Retype the lines beneath this one, from the first through the line containing "import * as". Pictures are left out.
* BEGIN GIVEN DATA *
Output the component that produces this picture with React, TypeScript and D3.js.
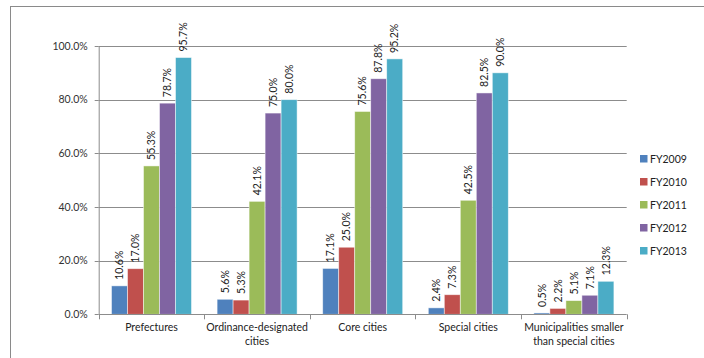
import React from "react";
import * as d3 from "d3";

const categories = [
  ["Prefectures"],
  ["Ordinance-designated", "cities"],
  ["Core cities"],
  ["Special cities"],
  ["Municipalities smaller", "than special cities"],
];
const series = ["FY2009", "FY2010", "FY2011", "FY2012", "FY2013"];
const colors = ["#4F81BD", "#C0504D", "#9BBB59", "#8064A2", "#4BACC6"];
const fy2009 = [10.6, 5.6, 17.1, 2.4, 0.5];
const fy2010 = [17.0, 5.3, 25.0, 7.3, 2.2];
const fy2011 = [55.3, 42.1, 75.6, 42.5, 5.1];
const fy2012 = [78.7, 75.0, 87.8, 82.5, 7.1];
const fy2013 = [95.7, 80.0, 95.2, 90.0, 12.3];
const values = [fy2009, fy2010, fy2011, fy2012, fy2013];
const yTicks = [0, 20, 40, 60, 80, 100];

const FONT = "Lato, 'Liberation Sans', sans-serif";

export default function App() {
  const W = 704, H = 358;
  const left = 98.7, right = 626.7, top = 46, bottom = 314.3;
  const y = d3.scaleLinear().domain([0, 100]).range([bottom, top]);
  const x0 = d3.scaleBand().domain(categories.map((_, i) => String(i))).range([left, right]).paddingInner(0).paddingOuter(0);
  const cw = x0.bandwidth();
  const barW = cw / 6.6;
  const groupOffset = (cw - barW * 5) / 2;

  return (
    <svg width={W} height={H} style={{ position: "absolute", left: 0, top: 0, background: "#fff" }}>
      <rect x={10.5} y={6.5} width={W + 10} height={H + 10} fill="#fff" stroke="#8a8a8a" strokeWidth={1} />
      {yTicks.map((t) => (
        <g key={t}>
          {t > 0 && <line x1={left} x2={right} y1={Math.round(y(t)) + 0.5} y2={Math.round(y(t)) + 0.5} stroke="#8c8c8c" strokeWidth={1} />}
          <line x1={left - 4} x2={left} y1={Math.round(y(t)) + 0.5} y2={Math.round(y(t)) + 0.5} stroke="#8c8c8c" />
          <text x={left - 11} y={y(t)} dy="0.35em" textAnchor="end" fontSize={10.5} fontFamily={FONT} fill="#333">
            {t.toFixed(1)}%
          </text>
        </g>
      ))}
      <line x1={left + 0.5} x2={left + 0.5} y1={top} y2={bottom} stroke="#8c8c8c" />
      {categories.map((c, ci) => {
        const cx = x0(String(ci))!;
        return (
          <g key={ci}>
            {values.map((vals, si) => {
              const v = vals[ci];
              const bx = cx + groupOffset + si * barW;
              return (
                <g key={si}>
                  <rect x={bx} y={y(v)} width={barW} height={bottom - y(v)} fill={colors[si]} stroke="#ffffff" strokeOpacity={0.6} strokeWidth={0.8} />
                  <text
                    transform={`translate(${bx + barW / 2},${y(v) - 6}) rotate(-90)`}
                    dy="0.35em"
                    textAnchor="start"
                    fontSize={10.5}
                    fontFamily={FONT}
                    fill="#222"
                  >
                    {v.toFixed(1)}%
                  </text>
                </g>
              );
            })}
            {c.map((line, li) => (
              <text key={li} x={cx + cw / 2} y={327.7 + li * 13.5} dy="0.35em" textAnchor="middle" fontSize={10.5} fontFamily={FONT} fill="#222">
                {line}
              </text>
            ))}
          </g>
        );
      })}
      <line x1={left} x2={right} y1={Math.round(bottom) + 0.5} y2={Math.round(bottom) + 0.5} stroke="#8c8c8c" />
      {d3.range(6).map((i) => (
        <line key={i} x1={Math.round(left + i * cw) + 0.5} x2={Math.round(left + i * cw) + 0.5} y1={bottom} y2={bottom + 5} stroke="#8c8c8c" />
      ))}
      {series.map((s, i) => (
        <g key={s} transform={`translate(640,${159 + i * 23})`}>
          <rect x={0} y={-4} width={7.5} height={7.5} fill={colors[i]} />
          <text x={10} y={0} dy="0.35em" fontSize={10.5} fontFamily={FONT} fill="#222">{s}</text>
        </g>
      ))}
    </svg>
  );
}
* END GIVEN DATA *
- TASK RESPONSE:
Output the component that produces this picture with React, TypeScript and D3.js.
import React from "react";
import * as d3 from "d3";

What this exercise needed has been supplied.